LAHORE: A joint delegation of the International Finance Corporation (IFC) and World Bank (WB) on Tuesday paid a visit to the Water and Sanitation Agency (Wasa) to know about funding sources, mechanisms and strategies for various projects related to water, sanitation and hygiene (WASH).
The purpose of the visit, according to a source, was to carry out a detailed study in this regard besides formulating future plans and policies to fund this sector.
“The delegation’s focus was to know about the funding source — own sources, loans, grants, foreign funding etc -- and the projects being implemented by Wasa Lahore in particular and others in general. They were also keen to know about the projects being implemented under the public-private-partnership (PPP) and the build, own, operate and transfer (BOOT),” the officer, requesting anonymity, explained.

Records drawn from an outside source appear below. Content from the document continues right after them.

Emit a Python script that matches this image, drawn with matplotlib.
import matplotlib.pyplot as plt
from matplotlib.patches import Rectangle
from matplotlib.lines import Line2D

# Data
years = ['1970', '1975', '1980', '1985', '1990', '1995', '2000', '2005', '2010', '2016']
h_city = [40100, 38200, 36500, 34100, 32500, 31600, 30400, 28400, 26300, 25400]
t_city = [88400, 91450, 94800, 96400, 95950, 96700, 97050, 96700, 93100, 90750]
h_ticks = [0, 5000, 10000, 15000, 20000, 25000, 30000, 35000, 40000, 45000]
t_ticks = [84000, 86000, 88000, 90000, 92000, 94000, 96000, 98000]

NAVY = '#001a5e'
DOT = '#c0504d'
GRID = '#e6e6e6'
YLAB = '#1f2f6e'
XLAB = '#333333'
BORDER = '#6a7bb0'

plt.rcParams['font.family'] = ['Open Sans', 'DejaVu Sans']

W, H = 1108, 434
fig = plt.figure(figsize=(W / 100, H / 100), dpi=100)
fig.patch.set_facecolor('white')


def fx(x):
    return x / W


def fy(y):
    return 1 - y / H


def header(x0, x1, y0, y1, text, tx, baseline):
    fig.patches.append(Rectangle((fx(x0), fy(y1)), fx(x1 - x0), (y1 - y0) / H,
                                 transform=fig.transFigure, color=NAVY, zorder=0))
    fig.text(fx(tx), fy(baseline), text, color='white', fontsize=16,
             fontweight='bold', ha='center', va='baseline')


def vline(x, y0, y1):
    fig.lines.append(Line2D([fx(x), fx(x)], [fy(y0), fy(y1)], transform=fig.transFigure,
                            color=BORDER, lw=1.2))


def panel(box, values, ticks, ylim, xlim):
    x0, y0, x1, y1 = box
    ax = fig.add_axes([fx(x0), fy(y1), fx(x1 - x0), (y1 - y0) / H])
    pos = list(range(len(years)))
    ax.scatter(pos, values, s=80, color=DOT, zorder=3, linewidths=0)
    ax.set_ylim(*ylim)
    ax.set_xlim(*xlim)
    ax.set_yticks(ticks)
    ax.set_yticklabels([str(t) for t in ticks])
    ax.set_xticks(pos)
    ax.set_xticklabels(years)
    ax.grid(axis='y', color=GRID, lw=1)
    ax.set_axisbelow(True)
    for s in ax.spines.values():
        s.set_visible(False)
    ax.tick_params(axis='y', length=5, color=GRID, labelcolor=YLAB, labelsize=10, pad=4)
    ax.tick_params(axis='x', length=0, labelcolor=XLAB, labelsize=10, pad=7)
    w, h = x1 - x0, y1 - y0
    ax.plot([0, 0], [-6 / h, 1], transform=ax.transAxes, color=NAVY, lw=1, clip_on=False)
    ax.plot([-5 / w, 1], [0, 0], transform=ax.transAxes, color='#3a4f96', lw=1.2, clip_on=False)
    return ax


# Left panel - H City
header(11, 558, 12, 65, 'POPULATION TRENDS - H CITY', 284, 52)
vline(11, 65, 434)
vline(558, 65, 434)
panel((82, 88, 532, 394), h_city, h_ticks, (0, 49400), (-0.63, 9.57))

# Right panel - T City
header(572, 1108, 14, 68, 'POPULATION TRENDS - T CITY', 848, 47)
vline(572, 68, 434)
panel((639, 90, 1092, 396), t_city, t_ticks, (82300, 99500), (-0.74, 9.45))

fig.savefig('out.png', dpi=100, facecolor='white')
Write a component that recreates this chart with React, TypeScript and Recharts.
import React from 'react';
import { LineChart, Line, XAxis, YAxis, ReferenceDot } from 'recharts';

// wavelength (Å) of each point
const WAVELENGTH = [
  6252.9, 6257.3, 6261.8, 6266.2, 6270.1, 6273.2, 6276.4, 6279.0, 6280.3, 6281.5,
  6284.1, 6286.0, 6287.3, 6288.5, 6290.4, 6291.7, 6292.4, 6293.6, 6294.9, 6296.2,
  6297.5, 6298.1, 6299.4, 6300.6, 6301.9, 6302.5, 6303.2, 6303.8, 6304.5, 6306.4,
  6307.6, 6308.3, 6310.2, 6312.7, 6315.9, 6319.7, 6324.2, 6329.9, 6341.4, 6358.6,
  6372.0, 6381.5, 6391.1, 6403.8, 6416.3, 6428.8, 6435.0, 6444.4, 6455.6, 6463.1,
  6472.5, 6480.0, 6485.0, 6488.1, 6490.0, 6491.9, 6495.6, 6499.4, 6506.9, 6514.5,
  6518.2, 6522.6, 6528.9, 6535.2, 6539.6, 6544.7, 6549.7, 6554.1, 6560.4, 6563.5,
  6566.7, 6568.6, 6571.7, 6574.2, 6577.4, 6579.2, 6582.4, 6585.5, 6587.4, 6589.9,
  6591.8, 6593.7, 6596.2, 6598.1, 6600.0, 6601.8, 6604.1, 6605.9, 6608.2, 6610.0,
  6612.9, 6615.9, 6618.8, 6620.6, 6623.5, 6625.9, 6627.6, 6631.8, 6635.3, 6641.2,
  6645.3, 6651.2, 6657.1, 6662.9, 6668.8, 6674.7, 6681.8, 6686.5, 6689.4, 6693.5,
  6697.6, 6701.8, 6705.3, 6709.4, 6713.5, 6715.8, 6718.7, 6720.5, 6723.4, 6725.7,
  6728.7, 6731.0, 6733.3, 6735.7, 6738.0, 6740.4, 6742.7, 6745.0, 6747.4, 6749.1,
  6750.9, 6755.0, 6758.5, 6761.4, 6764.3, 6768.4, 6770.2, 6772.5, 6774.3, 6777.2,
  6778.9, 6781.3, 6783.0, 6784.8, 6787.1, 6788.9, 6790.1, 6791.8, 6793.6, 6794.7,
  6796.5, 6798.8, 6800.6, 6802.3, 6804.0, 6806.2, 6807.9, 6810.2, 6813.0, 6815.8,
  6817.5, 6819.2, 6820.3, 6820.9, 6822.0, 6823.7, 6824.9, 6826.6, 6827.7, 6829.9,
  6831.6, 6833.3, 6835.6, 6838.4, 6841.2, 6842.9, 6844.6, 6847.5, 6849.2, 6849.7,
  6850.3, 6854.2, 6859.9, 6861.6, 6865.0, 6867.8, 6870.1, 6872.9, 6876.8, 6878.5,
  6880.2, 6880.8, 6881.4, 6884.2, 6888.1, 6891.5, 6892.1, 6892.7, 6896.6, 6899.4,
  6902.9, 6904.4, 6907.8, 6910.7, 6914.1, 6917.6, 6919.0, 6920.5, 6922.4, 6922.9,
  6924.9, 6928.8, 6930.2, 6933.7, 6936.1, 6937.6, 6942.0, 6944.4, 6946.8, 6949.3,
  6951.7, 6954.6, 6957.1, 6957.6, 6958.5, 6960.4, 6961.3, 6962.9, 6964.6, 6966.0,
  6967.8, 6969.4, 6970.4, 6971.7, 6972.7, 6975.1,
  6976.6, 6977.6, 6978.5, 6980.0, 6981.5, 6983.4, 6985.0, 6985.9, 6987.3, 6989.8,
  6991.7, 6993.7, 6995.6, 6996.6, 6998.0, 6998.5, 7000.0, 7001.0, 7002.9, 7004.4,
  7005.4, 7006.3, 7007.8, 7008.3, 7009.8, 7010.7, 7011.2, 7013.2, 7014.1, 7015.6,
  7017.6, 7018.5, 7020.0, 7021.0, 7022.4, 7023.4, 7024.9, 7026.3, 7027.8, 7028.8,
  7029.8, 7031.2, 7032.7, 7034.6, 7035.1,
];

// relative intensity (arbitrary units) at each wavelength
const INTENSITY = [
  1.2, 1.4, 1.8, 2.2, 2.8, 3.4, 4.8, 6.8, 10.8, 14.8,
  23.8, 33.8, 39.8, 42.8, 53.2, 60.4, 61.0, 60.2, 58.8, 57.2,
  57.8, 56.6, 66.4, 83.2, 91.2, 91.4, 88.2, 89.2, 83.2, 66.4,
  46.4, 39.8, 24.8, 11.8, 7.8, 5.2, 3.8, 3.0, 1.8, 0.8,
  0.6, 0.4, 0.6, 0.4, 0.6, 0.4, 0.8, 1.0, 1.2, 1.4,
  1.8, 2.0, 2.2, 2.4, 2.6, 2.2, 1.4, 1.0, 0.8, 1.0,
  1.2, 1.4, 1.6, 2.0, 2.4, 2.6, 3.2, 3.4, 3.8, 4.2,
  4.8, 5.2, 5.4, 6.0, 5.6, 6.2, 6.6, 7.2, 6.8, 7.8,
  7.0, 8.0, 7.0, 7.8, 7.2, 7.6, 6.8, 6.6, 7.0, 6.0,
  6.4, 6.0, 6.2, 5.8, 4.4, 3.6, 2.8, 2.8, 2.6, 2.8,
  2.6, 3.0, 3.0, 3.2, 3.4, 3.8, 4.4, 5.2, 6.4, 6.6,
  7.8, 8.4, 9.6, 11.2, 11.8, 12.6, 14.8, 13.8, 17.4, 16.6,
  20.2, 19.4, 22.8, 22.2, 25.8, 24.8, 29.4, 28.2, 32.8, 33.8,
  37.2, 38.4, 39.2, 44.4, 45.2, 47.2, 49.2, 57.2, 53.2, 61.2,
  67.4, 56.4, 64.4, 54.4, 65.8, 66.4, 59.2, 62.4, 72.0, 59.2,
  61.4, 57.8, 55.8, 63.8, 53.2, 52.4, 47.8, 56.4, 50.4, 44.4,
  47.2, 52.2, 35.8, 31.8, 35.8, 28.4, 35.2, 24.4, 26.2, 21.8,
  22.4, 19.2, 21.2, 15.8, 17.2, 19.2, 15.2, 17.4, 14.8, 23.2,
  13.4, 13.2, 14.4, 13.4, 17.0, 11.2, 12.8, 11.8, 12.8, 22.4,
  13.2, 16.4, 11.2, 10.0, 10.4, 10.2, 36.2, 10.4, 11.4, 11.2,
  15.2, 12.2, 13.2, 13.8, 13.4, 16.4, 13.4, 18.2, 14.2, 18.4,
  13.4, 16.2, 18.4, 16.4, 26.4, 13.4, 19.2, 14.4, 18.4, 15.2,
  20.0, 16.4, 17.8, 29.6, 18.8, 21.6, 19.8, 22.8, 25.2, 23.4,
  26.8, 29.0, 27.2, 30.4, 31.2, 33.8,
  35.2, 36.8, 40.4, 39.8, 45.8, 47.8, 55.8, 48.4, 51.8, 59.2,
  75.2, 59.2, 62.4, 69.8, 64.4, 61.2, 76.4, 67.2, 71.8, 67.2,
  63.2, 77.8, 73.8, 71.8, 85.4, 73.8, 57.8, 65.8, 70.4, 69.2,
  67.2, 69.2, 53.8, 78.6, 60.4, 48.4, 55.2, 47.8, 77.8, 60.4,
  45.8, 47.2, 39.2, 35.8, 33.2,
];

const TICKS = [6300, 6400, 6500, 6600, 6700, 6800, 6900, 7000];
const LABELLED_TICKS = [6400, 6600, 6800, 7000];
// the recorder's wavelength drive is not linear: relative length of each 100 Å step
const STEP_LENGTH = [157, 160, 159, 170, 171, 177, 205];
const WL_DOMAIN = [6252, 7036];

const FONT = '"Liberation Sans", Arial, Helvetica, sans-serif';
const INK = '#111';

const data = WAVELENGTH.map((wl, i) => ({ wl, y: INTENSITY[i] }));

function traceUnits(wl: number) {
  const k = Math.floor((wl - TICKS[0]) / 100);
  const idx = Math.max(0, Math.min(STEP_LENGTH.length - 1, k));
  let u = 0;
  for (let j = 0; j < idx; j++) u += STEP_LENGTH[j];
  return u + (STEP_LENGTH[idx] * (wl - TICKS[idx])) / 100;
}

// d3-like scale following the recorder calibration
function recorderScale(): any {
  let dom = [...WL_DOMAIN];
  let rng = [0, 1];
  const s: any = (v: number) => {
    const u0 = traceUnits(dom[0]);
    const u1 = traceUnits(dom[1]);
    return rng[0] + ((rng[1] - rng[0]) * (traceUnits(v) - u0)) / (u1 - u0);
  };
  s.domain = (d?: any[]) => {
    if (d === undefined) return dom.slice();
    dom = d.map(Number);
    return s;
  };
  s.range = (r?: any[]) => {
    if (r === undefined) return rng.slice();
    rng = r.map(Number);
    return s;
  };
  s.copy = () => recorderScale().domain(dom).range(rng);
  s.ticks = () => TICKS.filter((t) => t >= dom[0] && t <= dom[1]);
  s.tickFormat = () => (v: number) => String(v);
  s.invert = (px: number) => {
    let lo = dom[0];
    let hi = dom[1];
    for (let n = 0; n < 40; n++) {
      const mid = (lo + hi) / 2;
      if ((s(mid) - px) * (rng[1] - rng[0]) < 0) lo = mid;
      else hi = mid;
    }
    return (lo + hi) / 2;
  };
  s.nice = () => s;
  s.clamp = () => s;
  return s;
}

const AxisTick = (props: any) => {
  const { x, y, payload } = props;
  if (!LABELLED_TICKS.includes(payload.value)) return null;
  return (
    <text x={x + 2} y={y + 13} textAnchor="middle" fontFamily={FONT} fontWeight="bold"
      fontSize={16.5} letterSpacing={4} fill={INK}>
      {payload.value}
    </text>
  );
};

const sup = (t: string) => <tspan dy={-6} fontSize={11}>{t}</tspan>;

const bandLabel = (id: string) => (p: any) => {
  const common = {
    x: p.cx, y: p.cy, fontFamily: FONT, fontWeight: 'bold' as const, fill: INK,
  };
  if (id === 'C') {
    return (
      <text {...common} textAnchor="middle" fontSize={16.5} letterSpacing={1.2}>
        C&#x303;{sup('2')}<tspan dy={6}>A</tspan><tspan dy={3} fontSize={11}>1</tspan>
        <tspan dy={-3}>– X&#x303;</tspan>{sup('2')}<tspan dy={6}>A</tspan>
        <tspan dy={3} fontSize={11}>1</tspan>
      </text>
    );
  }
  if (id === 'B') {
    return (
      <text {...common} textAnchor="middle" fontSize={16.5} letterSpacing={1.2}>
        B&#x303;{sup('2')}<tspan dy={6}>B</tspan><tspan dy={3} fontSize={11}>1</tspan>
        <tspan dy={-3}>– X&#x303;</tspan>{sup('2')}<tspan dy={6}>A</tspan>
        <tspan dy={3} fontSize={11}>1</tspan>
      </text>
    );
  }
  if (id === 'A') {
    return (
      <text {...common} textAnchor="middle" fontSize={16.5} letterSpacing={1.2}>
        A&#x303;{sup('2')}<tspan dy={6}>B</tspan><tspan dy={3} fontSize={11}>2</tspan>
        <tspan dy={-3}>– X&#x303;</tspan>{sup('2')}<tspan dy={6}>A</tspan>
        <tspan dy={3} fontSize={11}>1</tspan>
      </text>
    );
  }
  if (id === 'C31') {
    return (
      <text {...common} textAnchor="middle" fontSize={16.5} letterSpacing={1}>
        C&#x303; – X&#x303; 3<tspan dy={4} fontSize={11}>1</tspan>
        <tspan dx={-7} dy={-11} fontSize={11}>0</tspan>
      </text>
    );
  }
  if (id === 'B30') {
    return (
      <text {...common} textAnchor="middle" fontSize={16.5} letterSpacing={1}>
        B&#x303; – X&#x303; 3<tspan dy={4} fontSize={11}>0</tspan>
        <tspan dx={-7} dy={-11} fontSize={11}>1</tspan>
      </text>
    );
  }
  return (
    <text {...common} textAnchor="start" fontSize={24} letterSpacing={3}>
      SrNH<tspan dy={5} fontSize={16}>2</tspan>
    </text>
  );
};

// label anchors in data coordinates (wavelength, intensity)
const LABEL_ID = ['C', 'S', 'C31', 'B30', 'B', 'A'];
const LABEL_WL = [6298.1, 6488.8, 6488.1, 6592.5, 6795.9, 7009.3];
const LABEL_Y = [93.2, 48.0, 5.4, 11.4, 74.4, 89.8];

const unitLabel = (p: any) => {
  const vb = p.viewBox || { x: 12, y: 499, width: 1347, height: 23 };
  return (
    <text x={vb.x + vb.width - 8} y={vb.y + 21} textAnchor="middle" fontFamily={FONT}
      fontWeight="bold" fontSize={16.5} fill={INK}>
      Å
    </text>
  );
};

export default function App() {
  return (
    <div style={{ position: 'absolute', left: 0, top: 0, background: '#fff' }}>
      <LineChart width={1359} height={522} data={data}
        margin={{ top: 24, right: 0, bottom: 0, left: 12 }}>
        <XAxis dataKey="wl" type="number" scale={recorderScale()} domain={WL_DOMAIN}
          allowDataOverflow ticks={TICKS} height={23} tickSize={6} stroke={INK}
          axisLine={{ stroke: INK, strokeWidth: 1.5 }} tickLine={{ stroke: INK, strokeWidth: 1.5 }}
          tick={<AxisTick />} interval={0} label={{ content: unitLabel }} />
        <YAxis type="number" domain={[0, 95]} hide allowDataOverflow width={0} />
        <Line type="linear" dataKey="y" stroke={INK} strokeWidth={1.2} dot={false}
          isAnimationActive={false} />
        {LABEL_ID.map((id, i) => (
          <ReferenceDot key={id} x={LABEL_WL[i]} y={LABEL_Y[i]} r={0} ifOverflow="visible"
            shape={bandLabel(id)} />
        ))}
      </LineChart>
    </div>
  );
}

He said the Wasa authorities briefed the delegation on various projects, including all those funded by the international institutions or donors. They told the delegates about the methodology being used to implement foreign-funded projects. They also told the participants about the existing and future financing plans on various projects, revenue generation, sustainability, field operations, beneficiaries, operation & maintenance, assets, manpower, challenges, problems etc.
To a question, the official said, “Wasa is currently implementing dozens of development schemes worth Rs78bn under the Lahore Development Plan and worth Rs183bn, including few of wastewater treatment plants, under foreign funding plans.”
He said the delegation was also told about restructuring of revenue directorate by introducing various innovative plans to detect misuse of water & sewer connections (61,000 new connections detected in 18 months), decrease in average complaint redress time from three months to seven days, real-time monitoring through dashboards etc that led to increasing revenue from Rs579m to Rs1.6bn per month in last 24 months.
“Regarding cost-cutting, we told the IFC, WB people about rationalisation of tube well operational hours (expenditure of electricity/month (tubewells/disposals) reduced to Rs90m), outsourcing of R&M of tube wells & disposal stations, solarization (2.0MW installed), energy audit (twice a year), in–house digitalization etc that led to decreasing expenditures by Rs5bn per annum.”
He further said the participants were told about water metering (711,263 meters on PPP mode), recycling plants at 310 service stations, water violation fines, reuse of ablution water (51 mosques), restoration of canal water courses in Governor House, Jinnah Gardens, FC College, Racecourse Park, Punjab University and public awareness advertisements.